In one sense, buying a second hand car with finance is not only the norm but also the only way to do it, unless you have a nice wad of cash stashed away somewhere!
Of course, you could go into your local dealers and try to buy a car with the vegetable produce out of your garden or by swapping some of your spare clothes for it. Good luck if you succeed! Sadly though, car salespeople are notoriously unimaginative and may tediously insist on you paying for the vehicle with something they recognise as finance – i.e. money.
This isn’t just an attempt to get a cheap laugh by playing with words and there is a key message here. You can only buy a car (usually!) by doing something that involves putting money into the seller’s bank account. They won’t care two hoots where it came from, but you may need to unless you’re fond of wasting piles of your cash.
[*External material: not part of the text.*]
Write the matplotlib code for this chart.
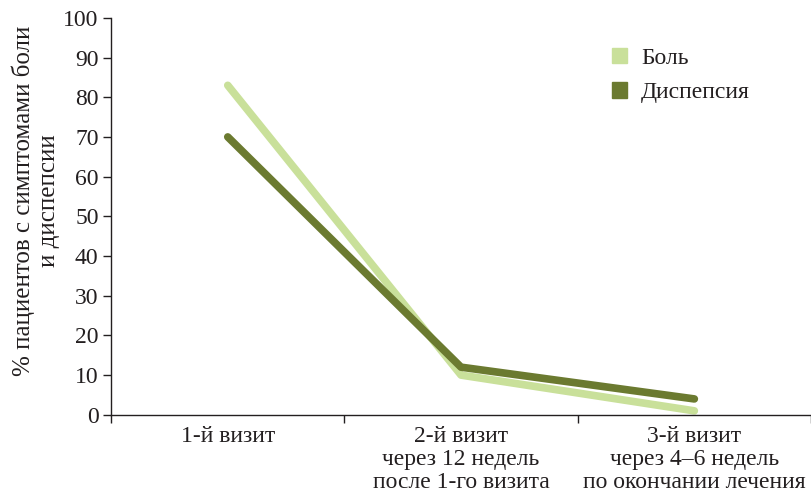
import numpy as np
import matplotlib.pyplot as plt
from matplotlib.patches import Patch

plt.rcParams['font.family'] = ['Liberation Serif', 'DejaVu Serif']

# данные
vizity = ['1-й визит', '2-й визит\nчерез 12 недель\nпосле 1-го визита',
          '3-й визит\nчерез 4–6 недель\nпо окончании лечения']
bol = [83, 10, 1]
dispepsiya = [70, 12, 4]

svetlyi = '#c9e09a'
temnyi = '#6b7a30'
tekst = '#231f20'
fs = 17

fig = plt.figure(figsize=(8.11, 4.95), dpi=100)
ax = fig.add_axes([0.137, 0.162, 0.863, 0.802])

x = np.arange(len(vizity)) + 0.5
ax.plot(x, bol, color=svetlyi, lw=5.5, solid_capstyle='round', solid_joinstyle='round')
ax.plot(x, dispepsiya, color=temnyi, lw=5.5, solid_capstyle='round', solid_joinstyle='round')

ax.set_xlim(0, 3)
ax.set_ylim(0, 100)
ax.set_yticks(np.arange(0, 101, 10))
ax.set_xticks(x)
ax.set_xticklabels(vizity, linespacing=1.12)
ax.set_xticks([0, 1, 2, 3], minor=True)
ax.tick_params(axis='x', which='major', length=0, pad=8, labelsize=fs, labelcolor=tekst)
ax.tick_params(axis='x', which='minor', length=6, color=tekst, width=1)
ax.tick_params(axis='y', length=6, color=tekst, width=1, labelsize=fs, labelcolor=tekst, pad=3)

for s in ['top', 'right']:
    ax.spines[s].set_visible(False)
for s in ['left', 'bottom']:
    ax.spines[s].set_color(tekst)
    ax.spines[s].set_linewidth(1)

ax.set_ylabel('% пациентов с симптомами боли\nи диспепсии', fontsize=18, color=tekst, linespacing=1.2)
ax.yaxis.set_label_coords(-0.073, 0.54)

# квадратные маркеры легенды
leg = ax.legend(handles=[Patch(color=svetlyi, label='Боль'), Patch(color=temnyi, label='Диспепсия')],
                loc='upper left', bbox_to_anchor=(0.715, 0.925), frameon=False, fontsize=fs,
                borderpad=0, borderaxespad=0,
                handlelength=0.65, handleheight=0.65, handletextpad=0.6, labelspacing=0.55)
for t in leg.get_texts():
    t.set_color(tekst)

fig.savefig('out.png', dpi=100)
That’s because, wherever that money comes from, it is ‘finance’. If you pay by cash, you’re financing the purchase yourself. This involves cost to you because the money spent on the car could be put to other uses and possibly in turn generate income for you, even if only in account interest.
If you borrow the money from someone else (and excluding the relatively small number of cases where people have a rich relation who will lend money for nothing), then you’re going to have to pay for that loan.
The cost of that borrowing is usually called ‘the interest’ although you may also face some administration and servicing charges as well.
The good news is that you may not be reduced to begging from relatives you haven’t seen for the past 10 years because there are many institutions around that may be prepared to offer you a loan – in other words help with buying a second hand car with finance. These may include people such as the dealerships, car manufacturers, banks and finance companies etc. You may also be able to use plastic if your credit limit is high enough.
The less than good news is that the cost of this borrowing and the ease of obtaining it, can both vary hugely. There are a large number of factors that can affect this and they’re far too numerous to outline here, but your cost of borrowing could be far higher than necessary if you choose the wrong loan.
So a key question is “how does one find the best deals”?
Well, it may be a simple question but there’s no simple answer. It all depends upon those factors mentioned above and every case is different. Looking at a specific car purchase requirement, the individual’s position and what the best options are in the market, is not easy.
That’s why it may be advisable to consult the specialists and seek expert advice.
There are specialist car finance websites that have a wide variety of advice, guidance and information. They can often identify where the best deals are to fit your particular circumstances.
So if you’re reluctantly resigned to buying a second hand car with finance as opposed to barter or just your winning smile, checking out the specialist sites for deals and help may not be a bad idea.